Well, it’s finally happened. Under mounting internal and external pressure, Motorola has spun off its handset business.
The company’s handset division has been lost in the desert since the successful launch of the Razr a couple years ago. Since then, it’s lost market share and has been less than imaginative in developing new mobile handsets. This kind of product pipeline strangulation isn’t unusual at Moto.
In the 1990s, the company almost went under because it couldn’t quite figure out how to exploit all the great work it was doing in its labs. Getting products to market seems to escape this company. It looked like mobile phones were a sector where Moto could make big inroads, and the “lab to fab” pipeline was working very well—for a few years.
Now the No. 2 mobile phone maker is No. 3, having lost its spot to relative newcomer Samsung. And even No. 3 isn’t secure if something doesn’t happen quickly.
This has been one of activist investor Carl Icahn’s claims regarding the company. Moto is sitting on piles of cash; it has a world-class R&D program, and apparently no one who wanted to do anything bold or even businesslike with either. Icahn came in, picked up about 5 percent of the company (now 6 percent) and wanted to shake things up.
At first, it was about using some of the cash lying around to go buy something like Palm, a company that was on the ropes but has a great operating system and had successfully maintained a faithful customer base. Management continued to stonewall Icahn’s efforts to do something different, and it plowed forward buying complementary systems for its enterprise and cable businesses.
As can be seen in last year’s numbers, that strategy led to major losses, including the No. 2 spot in the mobile phone market. The CEO resigned in December, and Greg Brown has been working diligently to sort out the mess without simply caving into Icahn’s wishes.
The first thing he did was rip management out of the mobile phone division and actually has been running the division himself. I thought that was an excellent decision, especially because Icahn was gathering his forces to mount an offensive at the recently held annual meeting.
Brown could make his own assessment of the best way to deal with the mobile division: Cut it loose or rebuild it. The Mobility Devices unit will now be split off from the Broadband & Mobility Solutions division. There has yet to be a determination on how the stock will split between Moto and the new stock or how operations and funding for the new company will be handled.
But this is a step in the right direction. Moto needs a kick in pants, especially because investors have been kicking it in the head for so long.
This is one of the last great US technology companies and has always had so much going for it but never could get the corporate side correct long enough to sustain its success. It seizes the market for a product or technology only to let it slide through its fingers, choosing to play it safe once it succeeds instead of continuing to push out innovative products. Once on top, management has tended to play not to lose.

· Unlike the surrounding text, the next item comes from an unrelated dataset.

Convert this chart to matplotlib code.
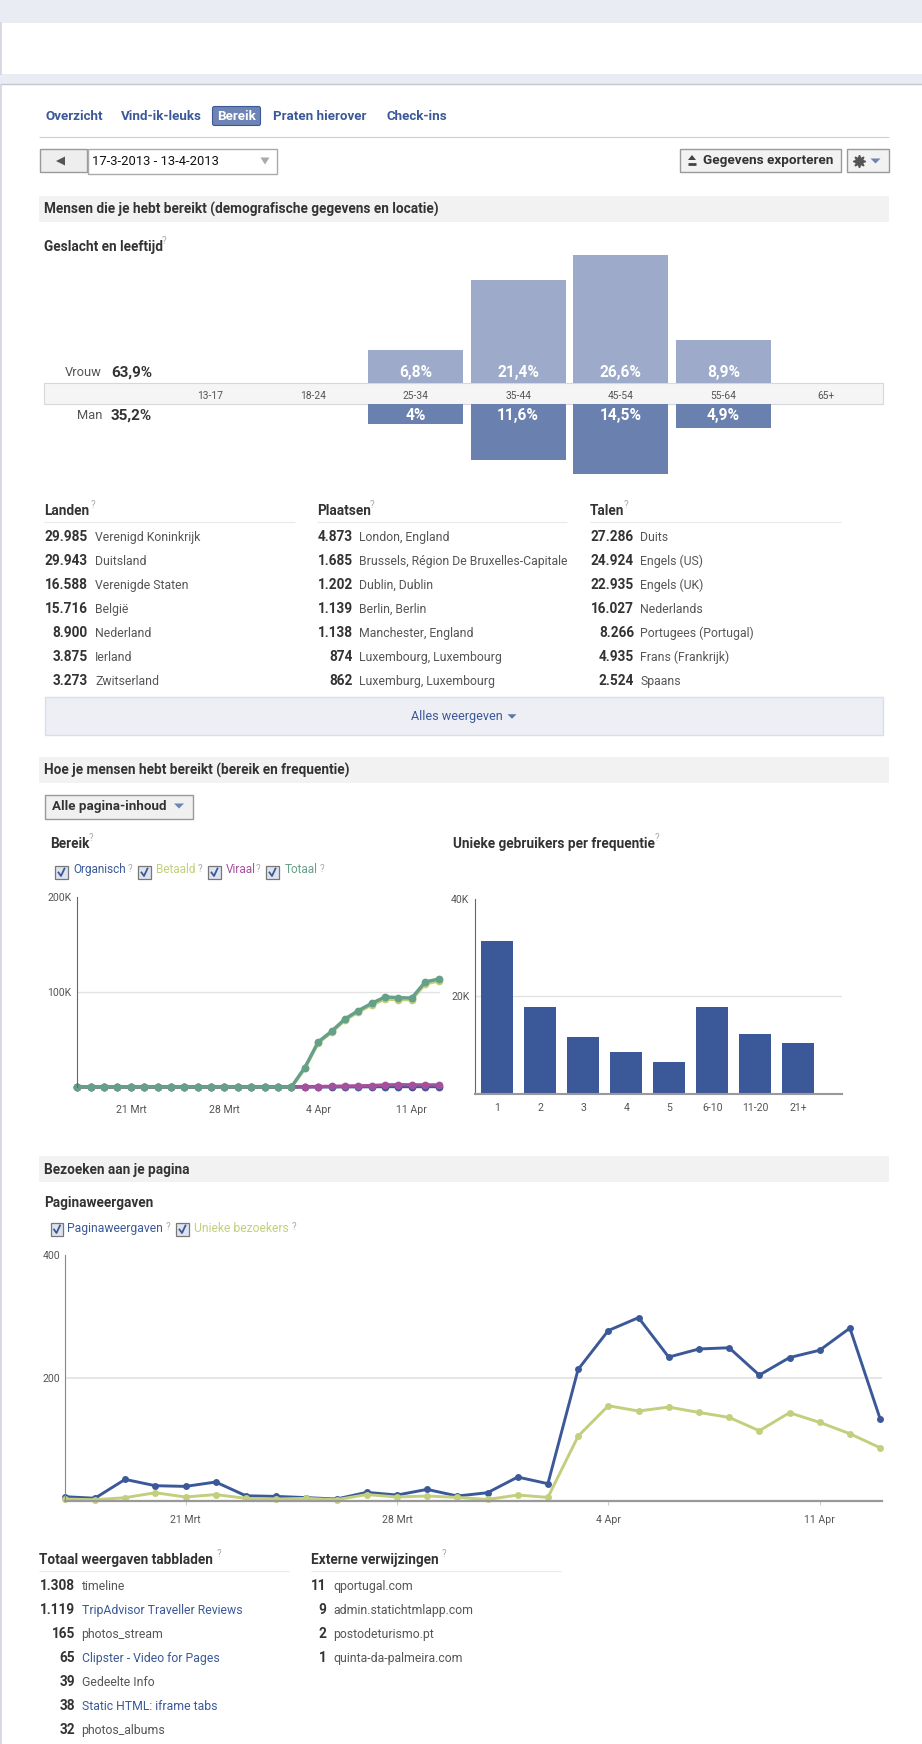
import matplotlib
matplotlib.use('Agg')
import matplotlib.pyplot as plt
from matplotlib.patches import Rectangle, FancyBboxPatch, Polygon

plt.rcParams['font.family'] = ['Roboto', 'DejaVu Sans']

W = 922
H = 1744

# --------------------
# Data

tabs = ['Overzicht', 'Vind-ik-leuks', 'Bereik', 'Praten hierover', 'Check-ins']

age_groups = ['13-17', '18-24', '25-34', '35-44', '45-54', '55-64', '65+']
vrouw = [0, 0, 6.8, 21.4, 26.6, 8.9, 0]
man = [0, 0, 4, 11.6, 14.5, 4.9, 0]
vrouw_labels = ['', '', '6,8%', '21,4%', '26,6%', '8,9%', '']
man_labels = ['', '', '4%', '11,6%', '14,5%', '4,9%', '']

landen_num = ['29.985', '29.943', '16.588', '15.716', '8.900', '3.875', '3.273']
landen = ['Verenigd Koninkrijk', 'Duitsland', 'Verenigde Staten', 'België', 'Nederland', 'Ierland', 'Zwitserland']
plaatsen_num = ['4.873', '1.685', '1.202', '1.139', '1.138', '874', '862']
plaatsen = ['London, England', 'Brussels, Région De Bruxelles-Capitale', 'Dublin, Dublin', 'Berlin, Berlin',
            'Manchester, England', 'Luxembourg, Luxembourg', 'Luxemburg, Luxembourg']
talen_num = ['27.286', '24.924', '22.935', '16.027', '8.266', '4.935', '2.524']
talen = ['Duits', 'Engels (US)', 'Engels (UK)', 'Nederlands', 'Portugees (Portugal)', 'Frans (Frankrijk)', 'Spaans']

# bereik, in K, 17 mrt - 13 apr
totaal = [0]*17 + [20.4, 47.4, 58.6, 71.6, 80.4, 88.1, 94.8, 94.1, 93.7, 110.6, 113.7]
betaald = [0]*17 + [19.5, 46.5, 57.5, 70.5, 79, 86.5, 92.5, 92, 92, 108.5, 111.7]
viraal = [0]*17 + [0.3, 0.5, 0.7, 1, 1.2, 1.5, 2.2, 2.4, 2.3, 2.2, 2.2]
organisch = [0]*17 + [0.1, 0.2, 0.2, 0.3, 0.3, 0.4, 0.5, 0.5, 0.5, 0.5, 0.5]

freq_labels = ['1', '2', '3', '4', '5', '6-10', '11-20', '21+']
freq = [31.4, 17.7, 11.6, 8.5, 6.5, 17.7, 12.3, 10.4]

weergaven = [6.5, 4, 34.7, 24.4, 23.3, 30.4, 8, 7, 5, 2.7, 13.6, 9.2, 18.4, 7.6, 13, 38.5, 27.7,
             213.7, 277, 298, 233.8, 247, 249, 204.5, 233, 245, 281, 133.4]
bezoekers = [2.7, 1.6, 4.9, 13, 6, 10, 3.8, 2.7, 3.8, 1.6, 10, 6, 7.6, 5.4, 2, 9.2, 5.4,
             105, 154.6, 146, 152.4, 143.7, 135.6, 113.9, 143.2, 127.5, 109, 86.2]

date_ticks = [4, 11, 18, 25]
date_labels = ['21 Mrt', '28 Mrt', '4 Apr', '11 Apr']

tabbladen_num = ['1.308', '1.119', '165', '65', '39', '38', '32']
tabbladen = ['timeline', 'TripAdvisor Traveller Reviews', 'photos_stream', 'Clipster - Video for Pages',
             'Gedeelte Info', 'Static HTML: iframe tabs', 'photos_albums']
tabbladen_link = [False, True, False, True, False, True, False]
extern_num = ['11', '9', '2', '1']
extern = ['qportugal.com', 'admin.statichtmlapp.com', 'postodeturismo.pt', 'quinta-da-palmeira.com']

# --------------------
# Colours

DARK = '#333333'
LINK = '#3b5998'
GREY_TXT = '#555555'
BAND = '#f2f2f2'
PAGE = '#e9ecf3'
C_ORG = '#3b5998'
C_BET = '#c3cf7c'
C_VIR = '#a5509c'
C_TOT = '#65a088'
BODY = 8.8
TITLE = 9.8
TICK = 7.6

fig = plt.figure(figsize=(W/100, H/100), dpi=100, facecolor='white')

# axes over the whole page, in pixels, for all the page furniture
ui = fig.add_axes([0, 0, 1, 1], zorder=0)
ui.set_xlim(0, W)
ui.set_ylim(H, 0)
ui.axis('off')


def axes_px(x0, y0, x1, y1):
    a = fig.add_axes([x0/W, 1 - y1/H, (x1 - x0)/W, (y1 - y0)/H], zorder=2)
    a.patch.set_alpha(0)
    return a


def rect(x0, y0, x1, y1, fc, ec='none', lw=1):
    ui.add_patch(Rectangle((x0, y0), x1 - x0, y1 - y0, facecolor=fc, edgecolor=ec, linewidth=lw))


def hline(x0, x1, y, c='#e6e6e6', lw=0.8):
    ui.plot([x0, x1], [y, y], color=c, lw=lw, solid_capstyle='butt')


def txt(x, y, s, c=DARK, size=BODY, bold=False, ha='left'):
    # +0.8: roboto sits a bit high with va=center
    ui.text(x, y + 0.8, s, color=c, fontsize=size, fontweight='bold' if bold else 'normal', ha=ha, va='center')


def qmark(x, y):
    ui.text(x, y, '?', color='#aaaaaa', fontsize=7, ha='center', va='center')


def tri(x, y, c, w=4.5, h=5):
    ui.add_patch(Polygon([(x - w, y - h/2), (x + w, y - h/2), (x, y + h/2)], facecolor=c, edgecolor='none'))


def checkbox(x, y):
    rect(x, y, x + 12.5, y + 12.5, '#dfe3ee', '#777777', 0.9)
    ui.plot([x + 3.5, x + 6, x + 9.5], [y + 6.5, y + 10, y + 2.5], color='#3b5998', lw=1.3)


def band(y0, y1, s):
    rect(39, y0, 889, y1, BAND)
    txt(44, (y0 + y1)/2, s, bold=True, size=TITLE)


# --------------------
# Page background

rect(0, 0, W, 23, PAGE)
rect(0, 74, W, 84, PAGE)
hline(0, W, 84.5, '#c5c8d4', 1)
ui.plot([1, 1], [23, 74], color='#d0d3e0', lw=1.2)
ui.plot([1, 1], [85, H], color='#d0d3e0', lw=1.2)

# tabs
ui.add_patch(FancyBboxPatch((212.5, 106.5), 48, 19, boxstyle='round,pad=0,rounding_size=2',
                            facecolor='#6d84b4', edgecolor='#3b5998', linewidth=0.8))
tab_x = [45, 120.5, 217, 273, 386]
for x, s in zip(tab_x, tabs):
    txt(x, 116, s, c='white' if s == 'Bereik' else LINK, bold=True, size=9.6)
hline(39, 889, 137, '#cfcfcf')

# date picker
rect(39.5, 149.5, 87, 172.5, '#eeeeee', '#999999')
ui.add_patch(Polygon([(56, 161), (65, 156.5), (65, 165.5)], facecolor='#555555', edgecolor='none'))
rect(87.5, 149.5, 276.5, 174.5, 'white', '#aaaaaa')
txt(92, 161, '17-3-2013 - 13-4-2013', c='#111111', size=9.4)
tri(265, 161, '#aaaaaa', 4.5, 7)

# export + settings buttons
rect(679.5, 149.5, 840.5, 172.5, '#f2f2f2', '#999999')
txt(703, 160, 'Gegevens exporteren', bold=True, size=9.7)
ui.add_patch(Polygon([(692, 155), (696, 160), (688, 160)], facecolor='#444444', edgecolor='none'))
hline(688, 696, 164, '#444444', 2)
rect(846.5, 149.5, 888.5, 172.5, '#f2f2f2', '#999999')
ui.plot([858.5], [161], marker=(8, 1, 0), ms=9, color='#555555')
tri(875.5, 161, '#6d84b4', 5, 5)

# --------------------
# Gender and age

band(196, 222, 'Mensen die je hebt bereikt (demografische gegevens en locatie)')
txt(44, 246.5, 'Geslacht en leeftijd', bold=True, size=TITLE)
qmark(164, 241)

rect(44, 383, 883, 404.5, '#f5f5f5', '#d8d8d8', 0.8)
txt(102, 372, 'Vrouw', c=GREY_TXT, ha='right', size=9.3)
txt(111, 372, '63,9%', bold=True, size=11)
txt(102, 415, 'Man', c=GREY_TXT, ha='right', size=9.3)
txt(111, 415, '35,2%', bold=True, size=11)

# 102.7 px per group, 4.8 px per percent
pos = list(range(len(age_groups)))
xl = ((44 - 210)/102.7, (883 - 210)/102.7)

ax_v = axes_px(44, 240, 883, 383)
ax_v.bar(pos, vrouw, width=0.925, color='#9daac9')
ax_v.set_xlim(xl)
ax_v.set_ylim(0, 143/4.8)
ax_v.set_yticks([])
ax_v.set_xticks(pos)
ax_v.set_xticklabels(age_groups, fontsize=7.4, color=GREY_TXT)
ax_v.tick_params(axis='x', length=0, pad=6)
for s in ax_v.spines.values():
    s.set_visible(False)
for i, lab in enumerate(vrouw_labels):
    ax_v.annotate(lab, (i, 0), xytext=(0, 7.5), textcoords='offset points', ha='center', va='center',
                  color='white', fontsize=11.2, fontweight='bold')

ax_m = axes_px(44, 404.5, 883, 490)
ax_m.bar(pos, man, width=0.925, color='#6a80ae')
ax_m.set_xlim(xl)
ax_m.set_ylim(85.5/4.8, 0)
ax_m.set_xticks([])
ax_m.set_yticks([])
for s in ax_m.spines.values():
    s.set_visible(False)
for i, lab in enumerate(man_labels):
    ax_m.annotate(lab, (i, 0), xytext=(0, -8), textcoords='offset points', ha='center', va='center',
                  color='white', fontsize=11.2, fontweight='bold')

# --------------------
# Lists


def table(title, qx, x_title, x_end, x_num, x_lab, y_title, y_line, y_first, nums, labels, links=None):
    txt(x_title, y_title, title, bold=True, size=TITLE)
    qmark(qx, y_title - 5.5)
    hline(x_title, x_end, y_line, '#e9e9e9')
    for i in range(len(nums)):
        y = y_first + 24*i
        txt(x_num, y, nums[i], bold=True, size=9.8, ha='right')
        c = LINK if links and links[i] else GREY_TXT
        txt(x_lab, y, labels[i], c=c)


table('Landen', 93, 44, 295, 87.5, 95, 510.5, 522.5, 536.5, landen_num, landen)
table('Plaatsen', 372, 317, 567, 353, 359, 510.5, 522.5, 536.5, plaatsen_num, plaatsen)
table('Talen', 626, 590, 841, 634, 640, 510.5, 522.5, 536.5, talen_num, talen)

rect(44.5, 696.5, 883, 735, '#edeff4', '#d8dfea')
txt(411, 716, 'Alles weergeven', c=LINK, size=9.1)
tri(512, 716.5, '#5c75a8', 4.5, 4.5)

# --------------------
# Reach

band(757, 783, 'Hoe je mensen hebt bereikt (bereik en frequentie)')
rect(44.5, 794.5, 192.5, 818.5, '#f0f0f0', '#999999')
txt(52, 806, 'Alle pagina-inhoud', bold=True, size=9.6)
tri(179, 806, '#6d84b4', 5, 5)

txt(50, 843, 'Bereik', bold=True, size=TITLE)
qmark(90.7, 837.5)
txt(452.5, 843, 'Unieke gebruikers per frequentie', bold=True, size=TITLE)
qmark(656.7, 837.5)

for bx, tx, qx, s, c in [(55, 73, 130, 'Organisch', C_ORG), (138, 156, 200, 'Betaald', C_BET),
                         (208, 226, 258, 'Viraal', C_VIR), (266, 285, 322, 'Totaal', C_TOT)]:
    checkbox(bx, 866)
    txt(tx, 869, s, c=c, size=8.5)
    qmark(qx, 868.5)

ax_r = axes_px(76.7, 897, 440, 1087)
xs = list(range(len(totaal)))
for ys, c in [(organisch, C_ORG), (betaald, C_BET), (viraal, C_VIR), (totaal, C_TOT)]:
    ax_r.plot(xs, ys, color=c, lw=2.4, marker='o', ms=5.6, mew=0, clip_on=False)
ax_r.set_xlim((76.7 - 77.3)/13.38, (440 - 77.3)/13.38)
ax_r.set_ylim(0, 200)
ax_r.set_yticks([100, 200])
ax_r.set_yticklabels(['100K', '200K'], fontsize=TICK, color=GREY_TXT)
ax_r.set_xticks(date_ticks)
ax_r.set_xticklabels(date_labels, fontsize=TICK, color=GREY_TXT)
ax_r.tick_params(axis='y', length=0, pad=4)
ax_r.tick_params(axis='x', length=0, pad=13)
ax_r.axhline(100, color='#e2e2e2', lw=1, zorder=0)
ax_r.spines['top'].set_visible(False)
ax_r.spines['right'].set_visible(False)
ax_r.spines['bottom'].set_visible(False)
ax_r.spines['left'].set_color('#666666')

ax_f = axes_px(475, 899, 842, 1093.5)
ax_f.axhline(20, color='#e2e2e2', lw=1, zorder=0)
ax_f.bar(range(len(freq)), freq, width=0.75, color=C_ORG, zorder=2)
ax_f.set_xlim((475 - 497.2)/43, (842 - 497.2)/43)
ax_f.set_ylim(0, 40)
ax_f.set_yticks([20, 40])
ax_f.set_yticklabels(['20K', '40K'], fontsize=TICK, color=GREY_TXT)
ax_f.set_xticks(range(len(freq)))
ax_f.set_xticklabels(freq_labels, fontsize=TICK, color=GREY_TXT)
ax_f.tick_params(axis='y', length=0, pad=4)
ax_f.tick_params(axis='x', length=0, pad=7)
ax_f.spines['top'].set_visible(False)
ax_f.spines['right'].set_visible(False)
ax_f.spines['left'].set_color('#666666')
ax_f.spines['bottom'].set_color('#999999')
ax_f.spines['bottom'].set_linewidth(1.5)

# --------------------
# Visits

band(1156, 1182, 'Bezoeken aan je pagina')
txt(44, 1202, 'Paginaweergaven', bold=True, size=TITLE)
checkbox(50.5, 1223)
txt(67, 1228, 'Paginaweergaven', c=C_ORG, size=8.7)
qmark(168, 1227)
checkbox(176, 1223)
txt(193.5, 1228, 'Unieke bezoekers', c=C_BET, size=8.7)
qmark(294, 1227)

ax_p = axes_px(64.7, 1255, 882, 1500.7)
xs = list(range(len(weergaven)))
ax_p.plot(xs, weergaven, color=C_ORG, lw=2.1, marker='o', ms=5, mew=0, clip_on=False)
ax_p.plot(xs, bezoekers, color=C_BET, lw=2.1, marker='o', ms=5, mew=0, clip_on=False)
ax_p.set_xlim(0, (882 - 64.7)/30.2)
ax_p.set_ylim(0, 400)
ax_p.set_yticks([200, 400])
ax_p.set_yticklabels(['200', '400'], fontsize=TICK, color=GREY_TXT)
ax_p.set_xticks(date_ticks)
ax_p.set_xticklabels(date_labels, fontsize=TICK, color=GREY_TXT)
ax_p.tick_params(axis='y', length=0, pad=3)
ax_p.tick_params(axis='x', length=3, width=0.8, color='#cccccc', pad=7)
ax_p.axhline(200, color='#e2e2e2', lw=1.2, zorder=0)
ax_p.spines['top'].set_visible(False)
ax_p.spines['right'].set_visible(False)
ax_p.spines['left'].set_color('#888888')
ax_p.spines['bottom'].set_color('#999999')
ax_p.spines['bottom'].set_linewidth(1.6)

table('Totaal weergaven tabbladen', 219, 39, 289, 75, 81.5, 1559, 1571, 1585.5, tabbladen_num, tabbladen, tabbladen_link)
table('Externe verwijzingen', 444, 311, 561, 326.5, 333.5, 1559, 1571, 1585.5, extern_num, extern)

fig.savefig('out.png', dpi=100, facecolor='white')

That isn’t a recipe for long-term success, and it shows in the cyclicality of the Moto business model. It also means you lose a lot of talent during those dips and must constantly reorganize.
Brown’s move here may be the first step in getting the company out of the newest hole it’s dug for itself. At least it will buy the company time in the eyes of institutional investors who have become impatient with the tepid response to the company’s flagging fortunes.
It will still be some time before Moto is out of the woods and much more time before any of Brown’s efforts can be termed a corporate turnaround. Caution is the word; optimism is at least a couple quarters away.
Also, it will be interesting to see what happens now that Icahn has more access to management and whether his board appointees make the cut and make a difference.
It’s certainly an exciting story, and I’m guessing a very rewarding one for intrepid investors who are a little sentimental about homegrown tech companies.